Representation of non-integer numbers still matches the canonical float representation from section 3.2.4.2 of XML Schema Datatypes, but integer numbers now have a non-exponential representation matching integer (section 3.3.13.2) and RFC 7638 JSON Web Key (JWK) Thumbprint.

The treatment of strings generalizes section 3.3 of RFC 7638 and Keybase canonical JSON packing (both of which cryptographically hash JSON text) to cover the full range of Unicode characters.
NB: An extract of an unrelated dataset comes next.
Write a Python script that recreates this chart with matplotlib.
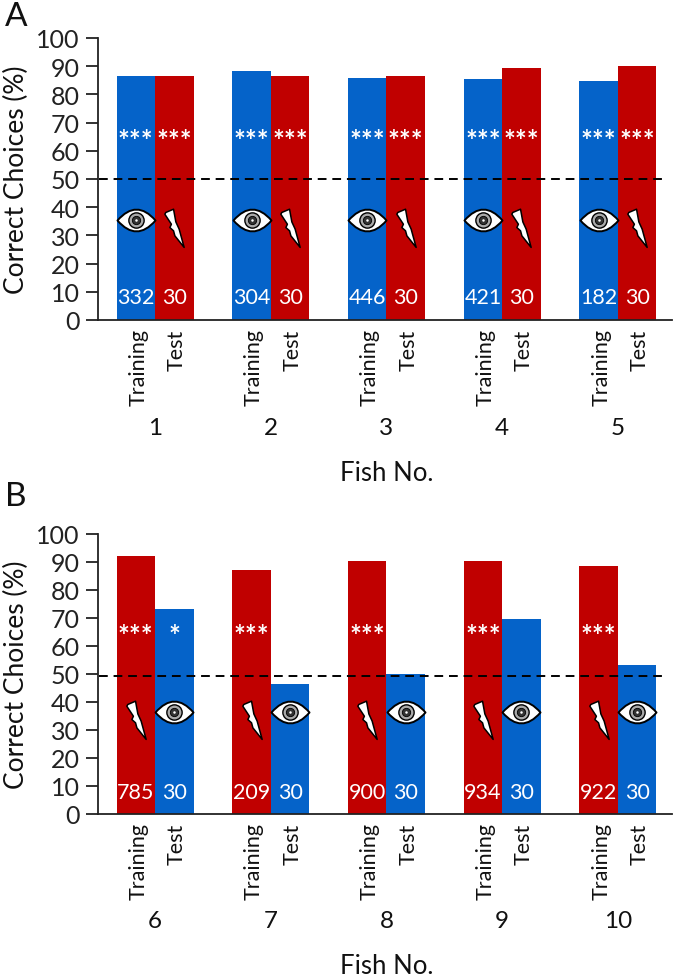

OLPC "Canonical JSON" (which is also intended to support meaningful hashes of structured data) describes a format that is not actually JSON, because its strings are sequences of bytes rather than sequences of Unicode code points (e.g., the tab-containing string " " is conforming OLPC "Canonical JSON" but not JSON and "\t" is conforming JSON but not OLPC "Canonical JSON"). But where they overlap, this specification generalizes OLPC "Canonical JSON" to include floating point numbers and revises it for Unicode-aware string sorting.

Changelog

v1.0.0 (2017-10-17)

  • Specifed uppercase Unicode escape sequences, to match RFC 7159.

v1.0.1 (2018-07-01)

  • Updated prettyjson.awk utility for greater compatibility with non-GNU awk implementations.

v1.0.2 (2019-04-14)

  • Explicitly mentioned the prohibition of insignificant leading zeroes from RFC 7159.